0 shared lines · a hard boundary

Run the full-corpus audit and one finding reads almost like an architecture spec: 吝 and 凶 never appear in the same line. Across all twenty occurrences of 吝, not one is paired with 凶. Friction does not escalate directly to adverse trajectory. They are categorically separate assessments, and the book enforces the separation.
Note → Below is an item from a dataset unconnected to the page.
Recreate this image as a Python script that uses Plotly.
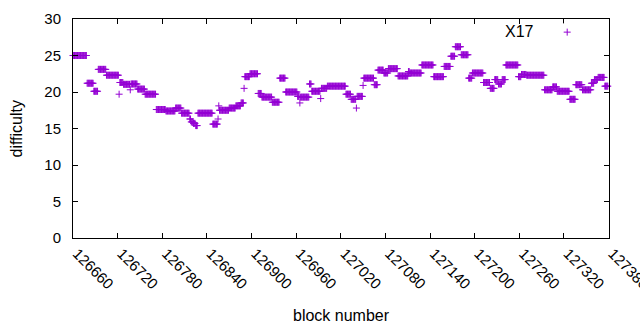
import plotly.graph_objects as go

# Runs of constant difficulty: first block, last block, difficulty
run_start = [126660, 126679, 126688, 126694, 126705, 126722, 126723, 126728, 126737, 126738,
             126747, 126757, 126772, 126785, 126798, 126806, 126817, 126819, 126822, 126825,
             126828, 126848, 126855, 126856, 126857, 126870, 126879, 126886, 126890, 126891,
             126898, 126909, 126914, 126928, 126938, 126946, 126962, 126965, 126966, 126978,
             126981, 126993, 126994, 127002, 127027, 127034, 127041, 127042, 127050, 127051,
             127065, 127070, 127078, 127084, 127097, 127111, 127113, 127129, 127145, 127159,
             127168, 127174, 127182, 127192, 127197, 127212, 127221, 127227, 127232, 127237,
             127242, 127259, 127263, 127270, 127294, 127305, 127311, 127328, 127336, 127345,
             127357, 127361, 127366, 127375]
run_end = [126678, 126687, 126693, 126704, 126721, 126722, 126727, 126736, 126737, 126746,
           126756, 126771, 126784, 126797, 126805, 126816, 126818, 126821, 126824, 126827,
           126847, 126854, 126855, 126856, 126869, 126878, 126885, 126889, 126890, 126897,
           126908, 126913, 126927, 126937, 126945, 126961, 126964, 126965, 126977, 126980,
           126992, 126993, 127001, 127026, 127033, 127040, 127041, 127049, 127050, 127064,
           127069, 127077, 127083, 127096, 127110, 127112, 127128, 127144, 127158, 127167,
           127173, 127181, 127191, 127196, 127211, 127220, 127226, 127231, 127236, 127241,
           127258, 127262, 127269, 127293, 127304, 127310, 127327, 127335, 127344, 127356,
           127360, 127365, 127374, 127379]
run_value = [25.0, 21.2, 20.1, 23.1, 22.3, 19.7, 21.3, 21.05, 20.3, 21.1,
             20.4, 19.7, 17.6, 17.4, 17.8, 17.1, 16.3, 15.9, 15.7, 15.4,
             17.1, 15.6, 16.3, 18.1, 17.5, 17.8, 18.1, 18.5, 20.5, 22.1,
             22.5, 19.8, 19.3, 18.6, 21.9, 20.0, 19.4, 18.5, 19.3, 21.1,
             20.1, 19.1, 20.5, 20.8, 19.7, 19.0, 17.8, 19.4, 20.9, 21.9,
             21.0, 23.0, 22.6, 23.2, 22.2, 22.8, 22.6, 23.7, 22.1, 23.5,
             24.9, 26.2, 25.1, 21.9, 22.6, 21.3, 20.5, 21.7, 21.1, 21.7,
             23.7, 22.1, 22.4, 22.3, 20.3, 20.7, 20.1, 19.0, 21.0, 20.3,
             21.2, 21.7, 22.0, 20.8]

x_ticks = list(range(126660, 127381, 60))
y_ticks = [0, 5, 10, 15, 20, 25, 30]
series_name = "X17"

blocks, diffs = [], []
for s, e, v in zip(run_start, run_end, run_value):
    for b in range(s, e + 1):
        blocks.append(b)
        diffs.append(v)

color = "#9400D3"
tick_font = dict(family="Liberation Sans, Arial, sans-serif", size=15, color="black")
title_font = dict(family="Liberation Sans, Arial, sans-serif", size=16, color="black")
marker = dict(symbol="cross-thin", size=5, color=color, line=dict(width=1, color=color))

fig = go.Figure()
fig.add_trace(go.Scatter(x=blocks, y=diffs, mode="markers", marker=marker,
                         cliponaxis=False, showlegend=False, name=series_name))
# legend sample (gnuplot style: text then symbol), on a small unit axis
fig.add_trace(go.Scatter(x=[0.5], y=[0.5], mode="markers", marker=marker,
                         xaxis="x2", yaxis="y2", showlegend=False, hoverinfo="skip",
                         cliponaxis=False))

fig.update_layout(
    width=640, height=330,
    margin=dict(l=73, r=31, t=19, b=92),
    paper_bgcolor="white", plot_bgcolor="white",
    font=tick_font,
    xaxis=dict(range=[126660, 127380.6], tickvals=x_ticks, ticktext=[str(t) for t in x_ticks],
               tickangle=45, ticks="inside", ticklen=5, tickcolor="black",
               showline=True, linecolor="black", linewidth=1, mirror="ticks",
               showgrid=False, zeroline=False, tickfont=tick_font, automargin=False,
               ticklabeloverflow="allow", ticklabelshift=4),
    yaxis=dict(range=[0, 30], tickvals=y_ticks, ticks="inside", ticklen=5, tickcolor="black",
               showline=True, linecolor="black", linewidth=1, mirror="ticks",
               showgrid=False, zeroline=False, tickfont=tick_font, ticklabelstandoff=8,
               automargin=False),
    xaxis2=dict(domain=[0.905, 0.939], range=[0, 1], visible=False, anchor="y2"),
    yaxis2=dict(domain=[0.90, 0.98], range=[0, 1], visible=False, anchor="x2"),
    annotations=[
        dict(text="block number", x=0.5, y=-0.352, xref="paper", yref="paper",
             showarrow=False, xanchor="center", yanchor="middle", font=title_font),
        dict(text="difficulty", x=-0.1045, y=0.5, xref="paper", yref="paper",
             showarrow=False, xanchor="center", yanchor="middle", textangle=-90,
             font=title_font),
        dict(text=series_name, x=0.864, y=0.945, xref="paper", yref="paper",
             showarrow=False, xanchor="right", yanchor="middle", font=title_font),
    ],
)

fig.write_html("out.html", post_script="document.body.style.margin='0';",
               config={"displayModeBar": False})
厲 behaves differently. 厲 and 凶 do co-occur — twice. Danger can escalate to an adverse outcome; chagrin cannot. The system distinguishes the two precisely on this axis: 厲 (precarious position) is structurally capable of producing 凶 (adverse trajectory); 吝 (friction, stuckness) is not. The path from embarrassment to doom is not a path the book recognizes. This is a design feature, not an accident: friction narrows options and makes the pattern uncomfortable, but does not, by itself, produce loss.

>READ HX_35.6

five verdicts · one line · no contradiction

The richest single readout is Hexagram 35 (晉 jìn, Progress), line 6: 晉其角,維用伐邑,厲,吉,無咎,貞吝 — "advancing at the horns; useful only for attacking one's own city; danger; auspicious; no blame; with constancy, chagrin." Five verdicts in one breath. The position is precarious (厲), yet the move resolves auspiciously (吉) and incurs no fault (無咎); but holding-fast in this direction (貞) produces chagrin (吝).

These are independent instruments reading independent axes — not a single emotional tone. The corpus confirms the independence in aggregate: 吝+无咎 occurs five times, 厲+无咎 eight; 吝+吉 four, 厲+吉 six. Both glyphs coexist freely with fault-free and favorable resolutions. The asymmetry surfaces only against 凶 — where 厲 can escalate (twice) and 吝 never does (zero). One data point, 吝+凶 = 0, is the cleanest structural boundary in the whole verdict set.

Read 吝 as friction you can move through, and 厲 as ground you must respect — and stop hearing either as the fatal exception.